Columnist Pete Hamill (Badge 373, 1973), in his screenwriting debut, ties himself in knots trying to explain how the famous gunfight occurred in the first place. It could as easily have been the consequence of Doc stealing one of the Clanton Brothers’ fiancée, Kate. But although that’s the opening sequence, little is made of it. Instead, we have Wyatt Earp (Harris Yulin) intending to make commercial hay in Tombstone. He’s already deputy marshal but that carries no jurisdiction in Tombstone where there’s money to be made by a corrupt lawman.

Earp is aiming to get elected sheriff and set up buddy Doc in a gambling operation which I guess would have to be illicit in some manner for them to profit. To win favor with the locals, he plans to bring to justice Johnny Ringo, a Clanton associate, who has robbed the stagecoach of $80,000. He bribes Ike Clanton (Michael Witney) with the $20,000 reward money to hand over Ringo. But when that deal goes south for reasons that are unclear the four Earp Brothers plus Doc go head-to-head with the seven-strong Clanton bunch in the corral.

The problem with the OK Corral scenario is that basically you are just filling in time before the shootout. So Doc uses this teaching the Kid to shoot properly, an action that has unforeseen consequences, and setting up house with Kate while coughing up blood and knocking back the whisky. Earp spends most of his time in one conspiracy or another. He tends to cut confrontation short with a quick punch or pistol whipping. But when he is bested in a fistfight with Ike his revenge is suggested as the trigger for the all-out confrontation.

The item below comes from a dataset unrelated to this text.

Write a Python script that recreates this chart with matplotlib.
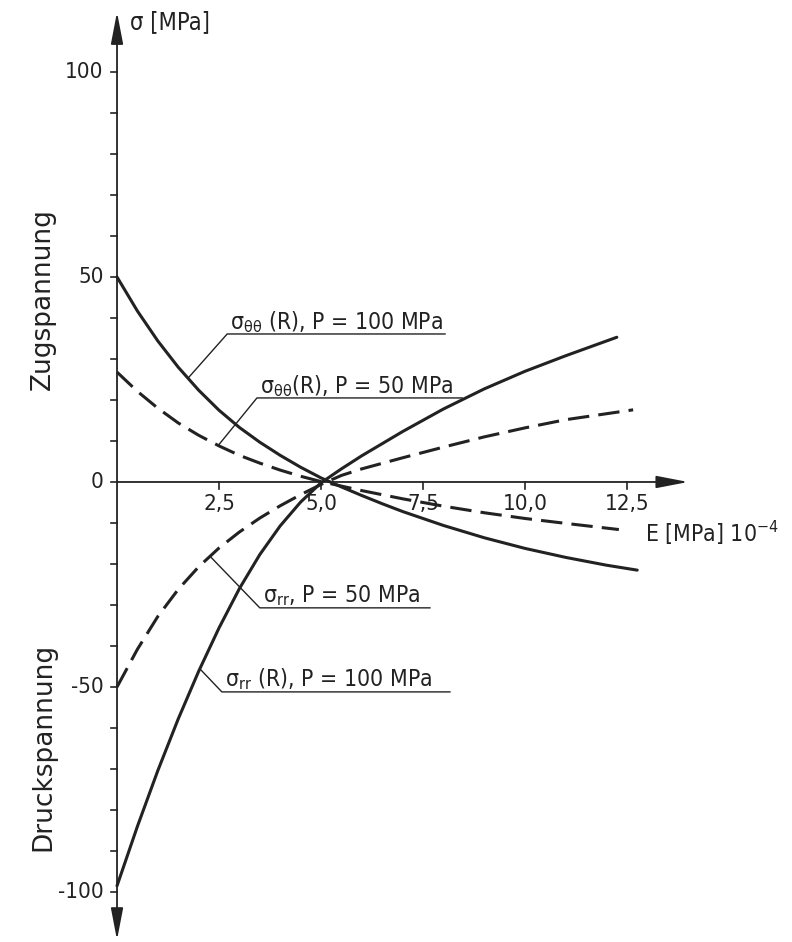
import numpy as np
import matplotlib.pyplot as plt

plt.rcParams['font.family'] = ['DejaVu Sans']
plt.rcParams['mathtext.fontset'] = 'dejavusans'

# E [MPa] 10^-4 and stress [MPa]
e_tt100 = [0, 0.5, 1, 1.5, 2, 2.5, 3, 3.5, 4, 4.5, 5, 5.5, 6, 6.5, 7, 8, 9, 10, 11, 12, 12.75]
s_tt100 = [50, 41.7, 34.4, 28.0, 22.4, 17.5, 13.3, 9.7, 6.5, 3.6, 1.0, -1.2, -3.3, -5.3, -7.2,
           -10.6, -13.6, -16.2, -18.4, -20.3, -21.5]

e_tt50 = [0, 0.5, 1, 1.5, 2, 2.5, 3, 3.5, 4, 4.5, 5, 6, 7, 8, 9, 10, 11, 12.3]
s_tt50 = [26.8, 22.1, 18.0, 14.4, 11.4, 8.8, 6.5, 4.6, 2.9, 1.4, 0.1, -2.1, -4.1, -5.9, -7.5,
          -8.9, -10.1, -11.6]

e_rr100 = [0, 0.5, 1, 1.5, 2, 2.5, 3, 3.5, 4, 4.5, 5, 5.5, 6, 7, 8, 9, 10, 11, 12.25]
s_rr100 = [-98.5, -84.0, -70.4, -57.8, -46.2, -35.6, -26.0, -17.7, -10.7, -4.9, -0.2, 3.2, 6.4,
           12.3, 17.8, 22.7, 27.0, 30.8, 35.3]

e_rr50 = [0, 0.5, 1, 1.5, 2, 2.5, 3, 3.5, 4, 4.5, 5, 5.5, 6, 7, 8, 9, 10, 11, 12.65]
s_rr50 = [-50, -40.8, -32.8, -26.2, -20.7, -16.1, -12.2, -8.8, -5.8, -3.1, -0.6, 1.6, 3.2, 5.9,
          8.5, 11.0, 13.2, 15.2, 17.6]

x_ticks = [2.5, 5.0, 7.5, 10.0, 12.5]
x_labels = ['2,5', '5,0', '7,5', '10,0', '12,5']
y_ticks = np.arange(-100, 101, 10)
y_labels = [100, 50, 0, -50, -100]

fig = plt.figure(figsize=(7.92, 9.42), dpi=100)
ax = fig.add_axes([0, 0, 1, 1])
ax.set_xlim(-2.868, 16.544)
ax.set_ylim(-112.2, 117.56)
ax.axis('off')

ink = '#222222'

# axes with arrows
arrow = dict(arrowstyle='-|>,head_length=1.3,head_width=0.25', color=ink,
             lw=1.3, shrinkA=0, shrinkB=0, mutation_scale=15)
ax.annotate('', xy=(14.0, 0), xytext=(0, 0), arrowprops=arrow)
ax.annotate('', xy=(0, 114.6), xytext=(0, 0), arrowprops=arrow)
ax.annotate('', xy=(0, -111.7), xytext=(0, 0), arrowprops=arrow)

tick_font = dict(fontsize=16, fontstretch='condensed', color=ink)
for t in y_ticks:
    ax.plot([-0.15, 0], [t, t], color=ink, lw=1.2)
for t, lab in zip(x_ticks, x_labels):
    ax.plot([t, t], [0, -1.8], color=ink, lw=1.2)
    ax.text(t, -5.4, lab, ha='center', va='center', **tick_font)
for t in y_labels:
    ax.text(-0.33, t, str(t), ha='right', va='center', **tick_font)

# curves
ax.plot(e_tt100, s_tt100, color=ink, lw=2.2, solid_capstyle='round', solid_joinstyle='round')
ax.plot(e_rr100, s_rr100, color=ink, lw=2.2, solid_capstyle='round', solid_joinstyle='round')
ax.plot(e_tt50, s_tt50, color=ink, lw=2.2, dashes=(7, 3))
ax.plot(e_rr50, s_rr50, color=ink, lw=2.2, dashes=(7, 3))


def label(xs, ys, x0, corner, x_end, text):
    y0 = np.interp(x0, xs, ys)
    ax.plot([x0, corner[0], x_end], [y0, corner[1], corner[1]], color=ink, lw=1.0)
    ax.text(corner[0] + 0.07, corner[1] + 1.3, text, ha='left', va='baseline',
            fontsize=16.5, fontstretch='condensed', color=ink)


label(e_tt100, s_tt100, 1.74, (2.70, 36.1), 8.04, r'σ$_{\mathregular{θθ}}$ (R), P = 100 MPa')
label(e_tt50, s_tt50, 2.48, (3.43, 20.5), 8.46, r'σ$_{\mathregular{θθ}}$(R), P = 50 MPa')
label(e_rr50, s_rr50, 2.28, (3.50, -30.7), 7.67, r'σ$_{\mathregular{rr}}$, P = 50 MPa')
label(e_rr100, s_rr100, 2.03, (2.57, -51.2), 8.16, r'σ$_{\mathregular{rr}}$ (R), P = 100 MPa')

ax.text(0.32, 112.2, 'σ [MPa]', ha='left', va='center', fontsize=17, fontstretch='condensed',
        color=ink)
ax.text(12.95, -12.4, r'E [MPa] 10$^{\mathregular{-4}}$', ha='left', va='center', fontsize=16.5,
        fontstretch='condensed', color=ink)

ax.text(-1.81, 44.6, 'Zugspannung', rotation=90, ha='center', va='center', fontsize=19, color=ink)
ax.text(-1.81, -64.7, 'Druckspannung', rotation=90, ha='center', va='center', fontsize=19,
        color=ink)

fig.savefig('out.png', dpi=100)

The Clantons don’t know how to fight the Chicago way. They take pistols to the shoot-out whereas the opposition come armed with shotguns. Forgive me if I’m a bit short on weaponry intelligence but I’d always been told (from westerns, to be sure) that a shotgun was only effective over a short distance and here I would question their efficiency. And while I’m chucking spanners into the works I’m surprised that whoever’s stage got robbed left recovery of the stolen money ($2.5 million in today’s equivalent) and apprehending the crook to a deputy marshal.

So a bit of a hodge-podge and not a convincing one at that. I’m sure neither Earp nor Doc were knights in shining armor but neither were they as idiotic as they appear here.

Stacy Keach and Harris Yulin had been paired in The End of the Road (1970) and both were being touted as rising stars though ultimately only the former made the marquee leap. Both are dour and stoic more than anything else and it’s left to Faye Dunaway (The Happening, 1967) to bring some spark to the picture. Being the sassy one, she’s given the best lines, such as explaining to a religious-minded individual that the only time she would be getting on her knees would be for another purpose entirely.

Frank Perry (Lilith, 1962) directs with an eye towards the elegiac but all the artistic sepia-toned cleverness can’t conceal a movie sorely lacking in decent story.